The time it takes you to run the 100-m dash is a scalar quantity. Time has a magnitude (for example, 12 seconds) but no direction.

Analyze the Displacement Quantity (b)

Displacement refers to how far and in what direction the runner ends up from the starting point. It is a vector quantity because it includes both the magnitude (100 m, for example) and a direction (say, towards East).

Analyze the Average Velocity Quantity (c)

Average velocity is a vector quantity. It includes information about both the speed of your movement and the direction in which you moved (e.g., 10 m/s East).

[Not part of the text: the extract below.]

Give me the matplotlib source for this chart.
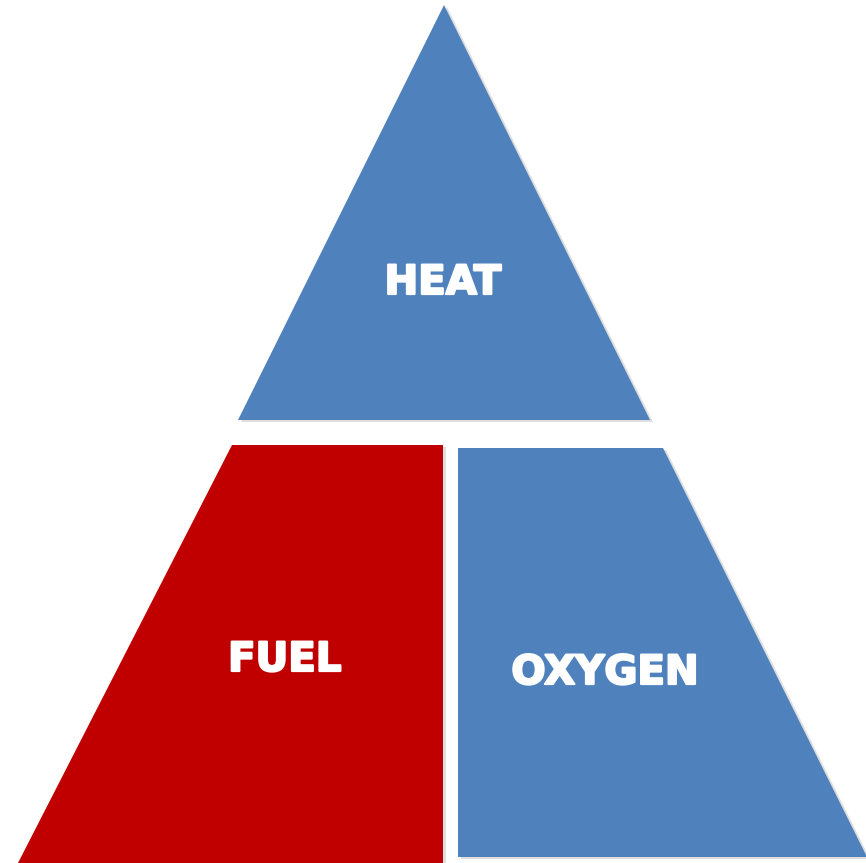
import matplotlib.pyplot as plt
import matplotlib.patheffects as pe
from matplotlib.patches import Polygon

# Etiquetas y colores de cada parte del triángulo del fuego
labels = ["HEAT", "FUEL", "OXYGEN"]
colors = ["#4F81BD", "#C00000", "#4F81BD"]

# Vértices de cada pieza (en píxeles, y hacia abajo)
heat_x = [444, 238, 650]
heat_y = [5, 420, 420]
fuel_x = [232, 443, 443, 18]
fuel_y = [445, 445, 863, 863]
oxygen_x = [458, 663, 867, 458]
oxygen_y = [448, 448, 857, 857]

# Posición del texto de cada pieza
label_x = [443, 285, 605]
label_y = [283, 660, 673]

shapes = [(heat_x, heat_y), (fuel_x, fuel_y), (oxygen_x, oxygen_y)]

fig = plt.figure(figsize=(8.66, 8.63), dpi=100)
ax = fig.add_axes([0, 0, 1, 1])
ax.set_xlim(0, 866)
ax.set_ylim(863, 0)
ax.axis("off")

for (xs, ys), color in zip(shapes, colors):
    # sombra suave
    shadow = Polygon([(x + 3, y + 2) for x, y in zip(xs, ys)], closed=True,
                     facecolor="#c8c8c8", edgecolor="none", alpha=0.6)
    ax.add_patch(shadow)
    poly = Polygon(list(zip(xs, ys)), closed=True, facecolor=color, edgecolor="none")
    ax.add_patch(poly)

# texto más grueso con un trazo blanco
grueso = [pe.withStroke(linewidth=1.6, foreground="white")]
for text, x, y in zip(labels, label_x, label_y):
    ax.text(x, y, text, color="white", fontsize=29, fontweight="bold",
            family="DejaVu Sans", ha="center", va="center", path_effects=grueso)

fig.savefig("out.png", dpi=100)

Analyze the Average Speed Quantity (d)

Average speed, unlike velocity, is a scalar quantity. It only represents how fast you are moving regardless of the direction (e.g., 10 m/s).

Key concepts

Displacement

Displacement is an important concept in physics when understanding motion. It refers to the change in position of an object. Think of it as the shortest path from the starting point to the final point. Unlike distance, which is a scalar and considers only magnitude, displacement is a vector quantity. This means it possesses both a magnitude and a direction.
For example, if you start at one end of a football field and move to the other end, your displacement might be 100 meters north. Here, '100 meters' indicates the magnitude, and 'north' specifies the direction. This makes displacement a more informative measure than distance when examining the motion of objects.

Average Velocity

Average velocity is crucial for understanding how swiftly and in what direction an object travels over a period. It is calculated by dividing the displacement by the time taken. As a vector quantity, it provides a full description of motion, unlike average speed.
The formula for average velocity is:\[\text{Average velocity} = \frac{\text{Displacement}}{\text{Time}}\]For instance, if a runner covers a displacement of 100 meters east in 10 seconds, the average velocity is 10 meters per second east. The direction east is essential for defining the motion clearly. Hence, average velocity can help determine not only how fast something is moving but in which direction this movement occurs.

Average Speed

Average speed is a measure of how fast an object moves over a certain distance. It differs from velocity as it does not consider the direction. Being a scalar quantity, average speed simply involves magnitude.
The formula for average speed is:\[\text{Average speed} = \frac{\text{Total distance}}{\text{Total time}}\]Suppose a runner completes a 100-meter dash in 10 seconds. The average speed would then be 10 meters per second. While it gives an idea of the runner's quickness, it doesn't tell us the direction in which the runner traveled. Therefore, average speed is straightforward but less detailed compared to average velocity.

Time in Physics

Time is an essential scalar quantity in physics. It helps in measuring the interval or period during which events occur. Time has only magnitude and no direction, which means we often express time in units like seconds, minutes, or hours.
In our everyday and scientific endeavors, time remains a cornerstone for understanding motion. It helps determine how long an object has been in motion, which is vital for calculations involving displacement, speed, and velocity. For example, when calculating average speed or velocity, time serves as the denominator which scales the distance or displacement traveled.

• Time is always positive and progresses eternally forward, providing a constant reference for motion and change.
• The understanding of time is fundamental to the study of dynamics and kinematics.

Recognizing time as a baseline measurement in physics aids in analyzing various phenomena with clarity.